Michigan State doctoral candidate Timothy Dietz, whose area of study is falcata, and extension forage specialist Rich Leep are the first to evaluate the crop's yield and quality.

In the first production year of their multi-location trials, falcata yielded 6.2 tons/acre under two cuttings, while sativa averaged 5.4 tons/acre under three cuttings. In the second year of production, there was no yield difference under the same comparison.

“Getting the same yield result with less fuel and labor is attractive to many growers,” says Dietz, who adds that feed values for falcata harvested in a delayed-cut system are comparable to sativa harvested at mid-bloom. “And the first cutting of falcata doesn't have to be taken until mid-June, when the weather's warmer and hay cures more rapidly.”

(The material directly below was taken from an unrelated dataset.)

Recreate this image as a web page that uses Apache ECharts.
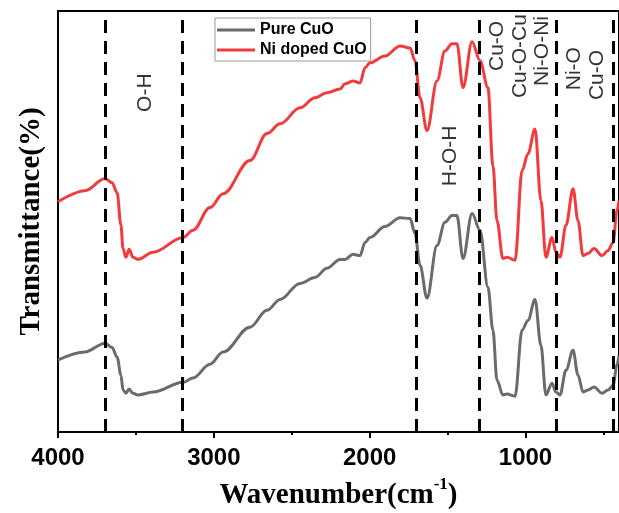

While falcata can't beat sativa for dairy-quality hay production, it may be ideal for growers raising hay for livestock on maintenance diets.

“Or if dairy producers have fields they're unable to harvest in late May, they could establish falcata on a portion of their acreage and harvest it later in the season as hay for dry cows and heifers,” says Dietz.

Falcata works well in pasture mixes with timothy, smooth bromegrass and meadow bromegrass if it's not grazed too frequently, he adds. It also appears resistant to potato leafhoppers and alfalfa weevils.

“But it has less seedling vigor than sativa, so it's slower to emerge, which may result in increased weed-control costs,” adds Dietz.

In the Northern Plains, falcata shows tremendous potential as a crop for stockpiling and provides excellent pheasant habitat, says Boe.

“If we cut our alfalfa in early to mid-June, we destroy a lot of pheasant nests by killing the hens and destroying the eggs,” he says. “Falcata can be stockpiled until mid-July when the young pheasants are able to outrun the mowers.”

Commercial varieties of pure falcata will likely be available within three to five years.